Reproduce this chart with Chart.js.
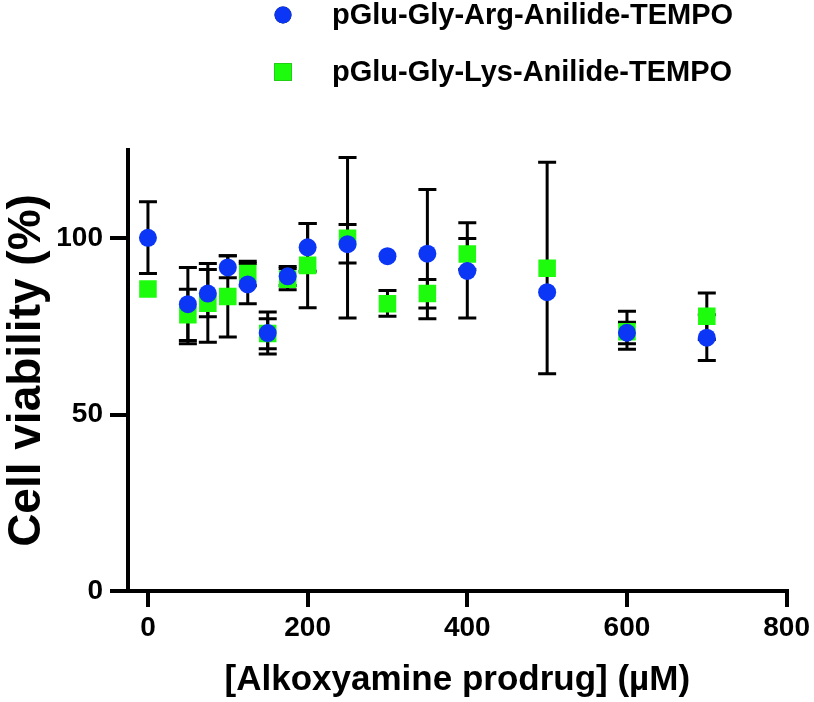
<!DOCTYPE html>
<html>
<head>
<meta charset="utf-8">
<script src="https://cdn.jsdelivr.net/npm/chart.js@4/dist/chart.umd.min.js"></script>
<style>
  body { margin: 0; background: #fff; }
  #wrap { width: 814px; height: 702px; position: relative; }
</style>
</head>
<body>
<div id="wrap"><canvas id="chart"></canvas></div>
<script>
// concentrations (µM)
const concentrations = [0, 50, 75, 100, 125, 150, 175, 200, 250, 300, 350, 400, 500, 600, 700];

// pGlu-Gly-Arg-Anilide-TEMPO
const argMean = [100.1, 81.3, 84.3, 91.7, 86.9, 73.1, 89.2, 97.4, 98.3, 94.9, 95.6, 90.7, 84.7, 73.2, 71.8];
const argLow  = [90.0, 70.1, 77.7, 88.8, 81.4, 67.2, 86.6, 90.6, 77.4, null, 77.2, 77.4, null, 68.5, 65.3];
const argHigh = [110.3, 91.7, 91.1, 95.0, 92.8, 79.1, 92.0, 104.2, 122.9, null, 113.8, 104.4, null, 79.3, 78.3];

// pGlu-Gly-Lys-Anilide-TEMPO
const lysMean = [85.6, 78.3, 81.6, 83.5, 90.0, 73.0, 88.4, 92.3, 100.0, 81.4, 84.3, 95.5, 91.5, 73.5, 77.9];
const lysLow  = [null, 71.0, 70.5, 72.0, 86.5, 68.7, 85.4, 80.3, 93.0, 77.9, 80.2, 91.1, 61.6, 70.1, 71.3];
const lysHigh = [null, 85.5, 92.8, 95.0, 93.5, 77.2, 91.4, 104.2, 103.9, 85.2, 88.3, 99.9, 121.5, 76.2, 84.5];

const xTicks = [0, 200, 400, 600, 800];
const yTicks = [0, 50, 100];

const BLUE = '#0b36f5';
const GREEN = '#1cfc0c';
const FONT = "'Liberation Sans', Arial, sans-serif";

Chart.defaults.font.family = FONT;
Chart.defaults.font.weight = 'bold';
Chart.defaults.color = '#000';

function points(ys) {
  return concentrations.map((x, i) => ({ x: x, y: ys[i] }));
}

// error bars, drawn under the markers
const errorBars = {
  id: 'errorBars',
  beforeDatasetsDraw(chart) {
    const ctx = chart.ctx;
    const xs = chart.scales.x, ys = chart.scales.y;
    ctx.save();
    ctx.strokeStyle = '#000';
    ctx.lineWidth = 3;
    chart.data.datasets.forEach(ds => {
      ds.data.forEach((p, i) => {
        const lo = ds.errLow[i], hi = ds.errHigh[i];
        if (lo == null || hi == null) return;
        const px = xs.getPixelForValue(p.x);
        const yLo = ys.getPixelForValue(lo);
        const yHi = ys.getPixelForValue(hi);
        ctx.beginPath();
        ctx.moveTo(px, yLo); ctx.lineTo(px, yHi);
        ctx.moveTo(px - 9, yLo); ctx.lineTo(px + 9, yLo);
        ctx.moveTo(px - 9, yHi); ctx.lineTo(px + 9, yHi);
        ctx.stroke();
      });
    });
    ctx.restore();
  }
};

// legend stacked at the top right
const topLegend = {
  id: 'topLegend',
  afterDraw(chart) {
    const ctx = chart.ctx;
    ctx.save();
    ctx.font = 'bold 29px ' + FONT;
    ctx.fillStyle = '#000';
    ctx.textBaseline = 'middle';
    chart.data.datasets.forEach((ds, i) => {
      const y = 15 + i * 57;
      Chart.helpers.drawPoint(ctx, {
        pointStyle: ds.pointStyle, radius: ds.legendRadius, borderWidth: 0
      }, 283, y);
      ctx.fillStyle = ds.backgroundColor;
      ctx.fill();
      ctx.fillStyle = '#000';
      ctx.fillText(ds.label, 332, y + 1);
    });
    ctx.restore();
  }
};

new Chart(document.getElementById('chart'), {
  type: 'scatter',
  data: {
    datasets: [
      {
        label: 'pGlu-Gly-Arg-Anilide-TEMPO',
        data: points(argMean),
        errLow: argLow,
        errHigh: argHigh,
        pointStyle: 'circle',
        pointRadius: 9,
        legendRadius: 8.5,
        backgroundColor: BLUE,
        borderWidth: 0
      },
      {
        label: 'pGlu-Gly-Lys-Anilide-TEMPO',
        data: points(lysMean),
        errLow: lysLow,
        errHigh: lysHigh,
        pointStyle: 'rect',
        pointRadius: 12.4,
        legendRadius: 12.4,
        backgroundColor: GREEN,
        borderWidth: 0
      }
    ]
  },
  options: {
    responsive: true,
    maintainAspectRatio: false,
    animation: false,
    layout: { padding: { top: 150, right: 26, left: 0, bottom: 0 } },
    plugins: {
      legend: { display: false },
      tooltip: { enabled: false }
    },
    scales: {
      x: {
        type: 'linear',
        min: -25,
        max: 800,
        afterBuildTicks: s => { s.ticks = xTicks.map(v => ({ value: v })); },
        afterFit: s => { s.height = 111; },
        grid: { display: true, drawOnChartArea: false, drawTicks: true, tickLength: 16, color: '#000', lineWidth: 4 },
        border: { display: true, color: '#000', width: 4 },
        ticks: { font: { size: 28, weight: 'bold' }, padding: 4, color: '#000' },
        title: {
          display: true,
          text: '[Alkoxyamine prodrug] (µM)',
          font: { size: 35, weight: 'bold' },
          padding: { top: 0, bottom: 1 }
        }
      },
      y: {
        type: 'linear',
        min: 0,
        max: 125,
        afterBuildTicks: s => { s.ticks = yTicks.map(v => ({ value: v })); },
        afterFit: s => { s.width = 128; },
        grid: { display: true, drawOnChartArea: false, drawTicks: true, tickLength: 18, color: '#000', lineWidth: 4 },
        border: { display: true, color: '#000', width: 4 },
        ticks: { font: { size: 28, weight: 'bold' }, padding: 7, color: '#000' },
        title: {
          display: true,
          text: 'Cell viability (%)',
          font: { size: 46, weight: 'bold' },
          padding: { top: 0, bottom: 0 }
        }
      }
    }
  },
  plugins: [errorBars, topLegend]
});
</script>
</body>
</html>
-=-=-
_What the exercise asks_. Repeat the lines above, starting at the first and stopping after the line that holds "null, 79.3, 78.3];", with the pictures left out.

_The result_.
Reproduce this chart with Chart.js.
<!DOCTYPE html>
<html>
<head>
<meta charset="utf-8">
<script src="https://cdn.jsdelivr.net/npm/chart.js@4/dist/chart.umd.min.js"></script>
<style>
  body { margin: 0; background: #fff; }
  #wrap { width: 814px; height: 702px; position: relative; }
</style>
</head>
<body>
<div id="wrap"><canvas id="chart"></canvas></div>
<script>
// concentrations (µM)
const concentrations = [0, 50, 75, 100, 125, 150, 175, 200, 250, 300, 350, 400, 500, 600, 700];

// pGlu-Gly-Arg-Anilide-TEMPO
const argMean = [100.1, 81.3, 84.3, 91.7, 86.9, 73.1, 89.2, 97.4, 98.3, 94.9, 95.6, 90.7, 84.7, 73.2, 71.8];
const argLow  = [90.0, 70.1, 77.7, 88.8, 81.4, 67.2, 86.6, 90.6, 77.4, null, 77.2, 77.4, null, 68.5, 65.3];
const argHigh = [110.3, 91.7, 91.1, 95.0, 92.8, 79.1, 92.0, 104.2, 122.9, null, 113.8, 104.4, null, 79.3, 78.3];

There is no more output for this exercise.